Christine McVie - Fleetwood Mac

(Credits: Far Out / LastFM)

Sun 26 October 2025 14:38, UK

She may not take the headlines like Stevie Nicks, grab the guitar licks like Lindsey Buckingham or run the band like Mick Fleetwood, but the late Christine McVie was a crucial component to the success of Fleetwood Mac despite not being a founding member of the group.

In fact, when you take the time to inspect her contribution to the canon of the group’s best songs, some of the most successful ditties can be found to have McVie’s signature under the writing credits. She wasn’t quite prolific, but she had a knack for writing classic tunes that will live for decades.

The band have gone through a comic strip of revolving characters as bandmates. Peter Greene, Bob Welch, Lindsey Buckingham, Stevie Nicks, Mike Campbell, and Neil Finn, plus lesser-known talents like Jeremy Spencer, Danny Kirwan, Billy Burnett, and Rick Vito are all just members who have picked up the guitar or the mic for the group. Add to those names, Mick Fleetwood and John McVie, two of the group’s original members, are you have a serious list of musical talent. But through all the changeovers, there’s still only been a sole keyboard player in the band’s entire story: Christine McVie.

She contributed immensely to their unique sound, crafting some of their most beloved tracks, but additionally, McVie was a peacekeeper who was integral in keeping band dynamics harmonious. In fact, there is a good claim to suggest that she might be one of the most underrated songwriters of her generation.

With different songwriting approaches, artists can often spend countless hours over months trying to complete a song in an attempt to strive for perfection. Alternatively, they can also stumble upon a piece of musical gold from nowhere, and in the case of McVie, the song which many recognise as her magnum opus was inexplicable.

Christine McVie - Musician - Fleetwood Mac - 2017(Credits: Far Out / YouTube Still)

McVie consistently wore her heart on her sleeve with her lyrics, which dealt with the trials and tribulations of her life.

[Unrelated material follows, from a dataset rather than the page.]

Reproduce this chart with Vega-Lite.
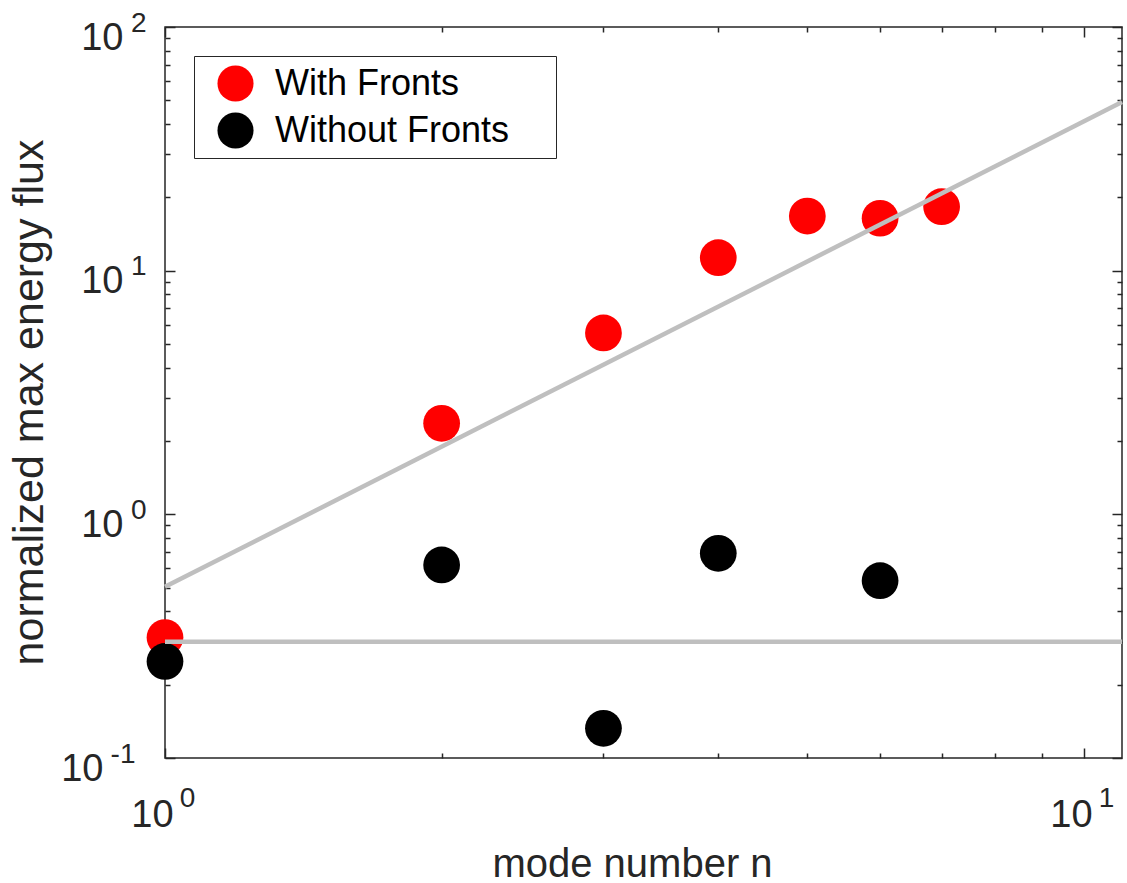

Whether this was dealing with her divorce from John McVie on ‘Don’t Stop’ or paying tribute to her bandmate Mick Fleetwood on ‘Oh Daddy’, McVie was always best equipped at saying how she felt through song.

However, during a conversation with The Guardian in 2022, McVie explained why her proudest moment as a songwriter came on the Rumours track ‘Songbird’. It was a miraculous piece of music which spilt straight out when she least expected it, and before she realised, the track was complete.

The song arrived at McVie in the middle of the night while she was in bed and led her to have a sleepless night. As this event occurred before the invention of the iPhone, the musician refused to close her eyes because she was frightened of losing the melody and structure, which was a short-term sacrifice she was willing to pay for ‘Songbird’.

When asked about the song she’s most proud of writing, McVie told The Guardian in 2022: “I’ve got to say ‘Songbird’. I couldn’t sleep, started to get a song rolling around in my head and I wrote it in half an hour. ‘For you there’d be no more crying …’ It’s sort of like a little prayer for everybody. We went into Zellerbach Hall studios [In Berkeley, California], they got me a bunch of red roses and I sang it alone on the stage.”

McVie avoids being too sloppy and instead nails the juxtaposing feeling of the loneliness of love. It’s another moment in which we get to see behind the curtain of Fleetwood Mac. It not only provides McVie with one of the most crystalline moments on the entire album, as she speaks of the sacrifice of true love, but it also unites the group. The songwriter often notes this song as the track that kept the entire band together.

In an earlier discussion with the same publication in 2016, she said of the song: “That was a strange little baby, that one. I woke up in the middle of the night and the song just came into my head. I got out of bed, played it on the little piano I have in my room, and sang it with no tape recorder. I sang it from beginning to end: everything. I can’t tell you quite how I felt; it was as if I’d been visited – it was a very spiritual thing.”

McVie continued: “I was frightened to play it again in case I’d forgotten it. I called a producer first thing the next day and said, ‘I’ve got to put this song down right now.’ I played it nervously, but I remembered it. Everyone just sat there and stared at me. I think they were all smoking opium or something in the control room. I’ve never had that happen to me since. Just the one visitation. It’s weird.”

There is no explanation for the creation of ‘Songbird’, and McVie could never explain what caused her to wake from bed to reach for the piano. However, that instinctive decision proved to be a career-defining moment for the late singer-songwriter.